**EXERCISE**: All lines in the records below from the line with "Convert this chart to matplotlib code." through the line with "y_ticks = [68, 70, 72, 74, 76, 78, 80]" are to be given again exactly, both ends included; the pictures are to be left out.

**EXTRACTED MATERIAL**:
------------------------------------------------

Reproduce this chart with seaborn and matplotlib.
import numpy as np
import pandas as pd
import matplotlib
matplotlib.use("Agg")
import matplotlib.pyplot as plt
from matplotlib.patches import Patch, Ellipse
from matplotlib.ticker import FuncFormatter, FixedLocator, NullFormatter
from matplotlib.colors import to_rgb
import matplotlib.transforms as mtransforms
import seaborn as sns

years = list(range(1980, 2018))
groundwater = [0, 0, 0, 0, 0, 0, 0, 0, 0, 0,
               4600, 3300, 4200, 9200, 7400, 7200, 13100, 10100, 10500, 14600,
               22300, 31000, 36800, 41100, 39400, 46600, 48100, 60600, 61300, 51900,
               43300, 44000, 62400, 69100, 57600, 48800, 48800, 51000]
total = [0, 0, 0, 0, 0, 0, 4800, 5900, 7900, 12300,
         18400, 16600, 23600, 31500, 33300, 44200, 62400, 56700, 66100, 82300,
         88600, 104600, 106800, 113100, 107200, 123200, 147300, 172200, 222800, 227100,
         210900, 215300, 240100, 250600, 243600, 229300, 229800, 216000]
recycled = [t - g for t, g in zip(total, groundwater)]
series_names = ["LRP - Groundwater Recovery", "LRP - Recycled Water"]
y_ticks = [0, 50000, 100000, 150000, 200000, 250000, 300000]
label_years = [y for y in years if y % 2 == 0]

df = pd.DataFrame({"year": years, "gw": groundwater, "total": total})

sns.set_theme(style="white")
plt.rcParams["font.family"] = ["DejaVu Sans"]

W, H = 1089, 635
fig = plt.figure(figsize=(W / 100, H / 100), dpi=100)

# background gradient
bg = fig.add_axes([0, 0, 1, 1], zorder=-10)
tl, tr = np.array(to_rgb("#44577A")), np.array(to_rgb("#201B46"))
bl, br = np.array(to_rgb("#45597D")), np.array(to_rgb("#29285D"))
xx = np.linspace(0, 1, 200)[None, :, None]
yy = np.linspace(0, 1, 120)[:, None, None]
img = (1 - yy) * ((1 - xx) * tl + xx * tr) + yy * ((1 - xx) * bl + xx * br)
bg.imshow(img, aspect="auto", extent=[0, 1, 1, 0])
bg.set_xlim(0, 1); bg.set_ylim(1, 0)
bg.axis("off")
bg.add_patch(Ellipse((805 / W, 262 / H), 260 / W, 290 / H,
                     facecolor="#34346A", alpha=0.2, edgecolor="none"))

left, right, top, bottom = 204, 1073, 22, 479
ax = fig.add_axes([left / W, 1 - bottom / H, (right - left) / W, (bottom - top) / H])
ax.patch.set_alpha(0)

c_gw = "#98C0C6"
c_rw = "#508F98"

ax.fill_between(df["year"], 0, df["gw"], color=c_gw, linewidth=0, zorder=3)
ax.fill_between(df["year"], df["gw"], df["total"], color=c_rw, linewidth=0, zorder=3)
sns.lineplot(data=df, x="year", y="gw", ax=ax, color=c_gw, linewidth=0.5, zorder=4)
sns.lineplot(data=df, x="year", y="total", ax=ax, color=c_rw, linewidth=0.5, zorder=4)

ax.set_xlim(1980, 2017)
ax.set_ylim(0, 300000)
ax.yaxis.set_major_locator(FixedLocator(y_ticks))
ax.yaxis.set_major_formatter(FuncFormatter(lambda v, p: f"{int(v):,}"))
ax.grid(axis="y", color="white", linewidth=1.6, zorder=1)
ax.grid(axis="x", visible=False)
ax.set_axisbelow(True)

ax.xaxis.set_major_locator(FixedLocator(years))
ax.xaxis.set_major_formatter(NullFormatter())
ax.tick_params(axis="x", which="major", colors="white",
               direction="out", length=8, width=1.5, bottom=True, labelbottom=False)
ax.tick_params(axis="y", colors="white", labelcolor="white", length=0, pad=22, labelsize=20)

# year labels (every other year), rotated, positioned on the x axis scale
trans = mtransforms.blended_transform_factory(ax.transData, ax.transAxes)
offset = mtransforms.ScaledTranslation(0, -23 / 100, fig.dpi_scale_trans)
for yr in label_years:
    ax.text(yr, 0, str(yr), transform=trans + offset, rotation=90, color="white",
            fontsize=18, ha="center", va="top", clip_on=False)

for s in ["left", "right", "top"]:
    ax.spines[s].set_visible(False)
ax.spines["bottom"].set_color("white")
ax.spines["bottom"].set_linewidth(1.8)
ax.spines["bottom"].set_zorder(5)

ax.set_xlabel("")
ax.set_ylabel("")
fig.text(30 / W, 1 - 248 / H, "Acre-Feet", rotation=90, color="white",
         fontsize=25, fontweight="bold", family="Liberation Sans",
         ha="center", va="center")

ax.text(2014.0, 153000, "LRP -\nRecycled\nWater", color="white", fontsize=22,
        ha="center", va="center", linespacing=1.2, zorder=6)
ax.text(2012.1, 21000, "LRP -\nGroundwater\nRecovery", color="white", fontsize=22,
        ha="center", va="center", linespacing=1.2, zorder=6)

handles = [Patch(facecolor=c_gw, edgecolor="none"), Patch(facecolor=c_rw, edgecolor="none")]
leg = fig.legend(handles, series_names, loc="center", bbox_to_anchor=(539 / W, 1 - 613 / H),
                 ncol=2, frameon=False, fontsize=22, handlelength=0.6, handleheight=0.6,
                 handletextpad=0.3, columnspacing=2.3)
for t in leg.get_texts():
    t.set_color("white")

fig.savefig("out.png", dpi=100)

------------------------------------------------

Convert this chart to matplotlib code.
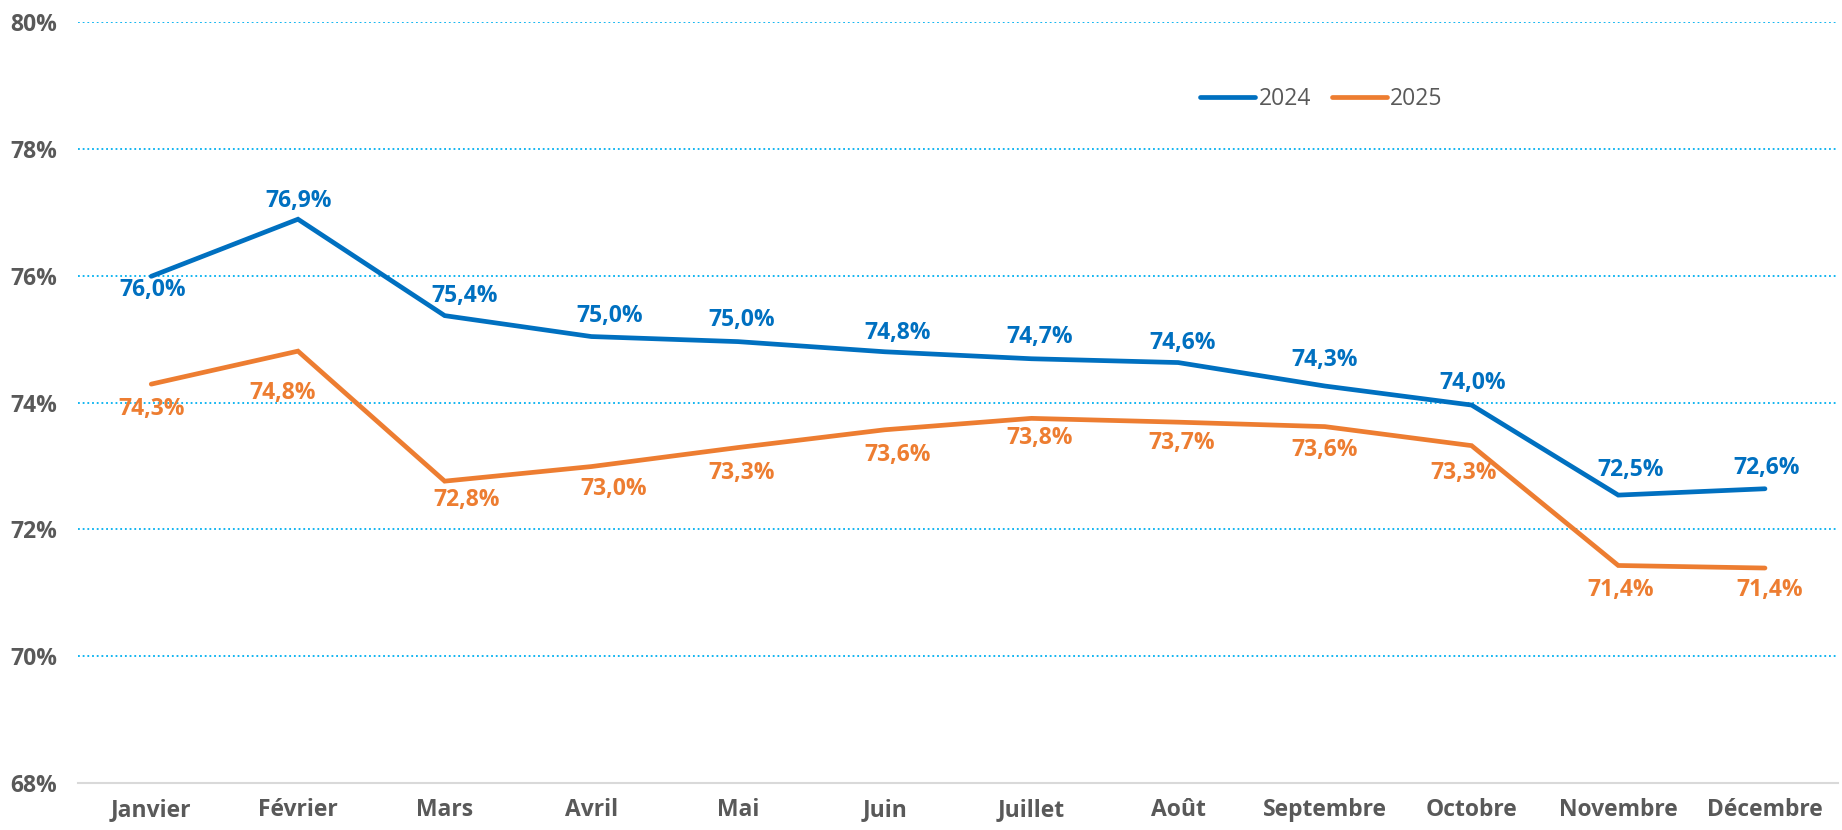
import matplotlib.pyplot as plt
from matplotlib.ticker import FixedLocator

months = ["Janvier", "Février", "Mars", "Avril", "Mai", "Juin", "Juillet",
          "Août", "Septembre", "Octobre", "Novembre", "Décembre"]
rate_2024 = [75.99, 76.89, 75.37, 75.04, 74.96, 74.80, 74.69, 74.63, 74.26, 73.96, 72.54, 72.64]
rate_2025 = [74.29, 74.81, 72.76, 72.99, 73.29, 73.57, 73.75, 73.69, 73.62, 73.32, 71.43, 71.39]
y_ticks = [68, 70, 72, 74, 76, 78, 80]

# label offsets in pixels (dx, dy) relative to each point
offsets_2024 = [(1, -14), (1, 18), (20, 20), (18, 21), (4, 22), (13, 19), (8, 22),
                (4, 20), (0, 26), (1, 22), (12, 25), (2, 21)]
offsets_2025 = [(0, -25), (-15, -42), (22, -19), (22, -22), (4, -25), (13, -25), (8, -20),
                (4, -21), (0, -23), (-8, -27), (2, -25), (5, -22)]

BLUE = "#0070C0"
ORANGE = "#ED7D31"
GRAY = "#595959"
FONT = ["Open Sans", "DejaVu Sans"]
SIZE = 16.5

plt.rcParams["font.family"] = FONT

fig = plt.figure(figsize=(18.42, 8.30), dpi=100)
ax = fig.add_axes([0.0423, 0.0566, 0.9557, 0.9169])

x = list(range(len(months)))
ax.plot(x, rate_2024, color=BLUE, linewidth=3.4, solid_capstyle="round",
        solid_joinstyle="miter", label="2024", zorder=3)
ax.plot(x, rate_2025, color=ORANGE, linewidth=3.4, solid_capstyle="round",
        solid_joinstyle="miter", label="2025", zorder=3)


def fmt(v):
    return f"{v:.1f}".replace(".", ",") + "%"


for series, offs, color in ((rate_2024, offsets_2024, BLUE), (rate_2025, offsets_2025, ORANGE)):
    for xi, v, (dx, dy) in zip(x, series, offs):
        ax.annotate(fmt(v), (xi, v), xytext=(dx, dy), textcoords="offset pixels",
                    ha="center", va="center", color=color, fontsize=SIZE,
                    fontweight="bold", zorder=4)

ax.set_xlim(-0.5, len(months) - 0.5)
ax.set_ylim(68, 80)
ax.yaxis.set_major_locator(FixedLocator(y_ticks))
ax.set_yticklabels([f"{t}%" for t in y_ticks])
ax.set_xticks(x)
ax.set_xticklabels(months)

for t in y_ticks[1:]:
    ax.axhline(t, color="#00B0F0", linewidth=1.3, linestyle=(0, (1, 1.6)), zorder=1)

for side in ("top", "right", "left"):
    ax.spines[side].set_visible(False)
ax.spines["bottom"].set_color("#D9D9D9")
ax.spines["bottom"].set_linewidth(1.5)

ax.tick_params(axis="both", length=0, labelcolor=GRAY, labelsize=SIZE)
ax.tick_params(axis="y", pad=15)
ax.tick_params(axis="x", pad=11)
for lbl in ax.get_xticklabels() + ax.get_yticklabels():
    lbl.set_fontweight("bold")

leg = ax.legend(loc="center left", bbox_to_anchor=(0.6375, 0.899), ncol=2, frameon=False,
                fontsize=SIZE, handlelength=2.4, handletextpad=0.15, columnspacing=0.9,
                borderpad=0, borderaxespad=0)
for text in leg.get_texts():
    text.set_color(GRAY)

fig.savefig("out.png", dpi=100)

------------------------------------------------

**EXERCISE RESPONSE**:
Convert this chart to matplotlib code.
import matplotlib.pyplot as plt
from matplotlib.ticker import FixedLocator

months = ["Janvier", "Février", "Mars", "Avril", "Mai", "Juin", "Juillet",
          "Août", "Septembre", "Octobre", "Novembre", "Décembre"]
rate_2024 = [75.99, 76.89, 75.37, 75.04, 74.96, 74.80, 74.69, 74.63, 74.26, 73.96, 72.54, 72.64]
rate_2025 = [74.29, 74.81, 72.76, 72.99, 73.29, 73.57, 73.75, 73.69, 73.62, 73.32, 71.43, 71.39]
y_ticks = [68, 70, 72, 74, 76, 78, 80]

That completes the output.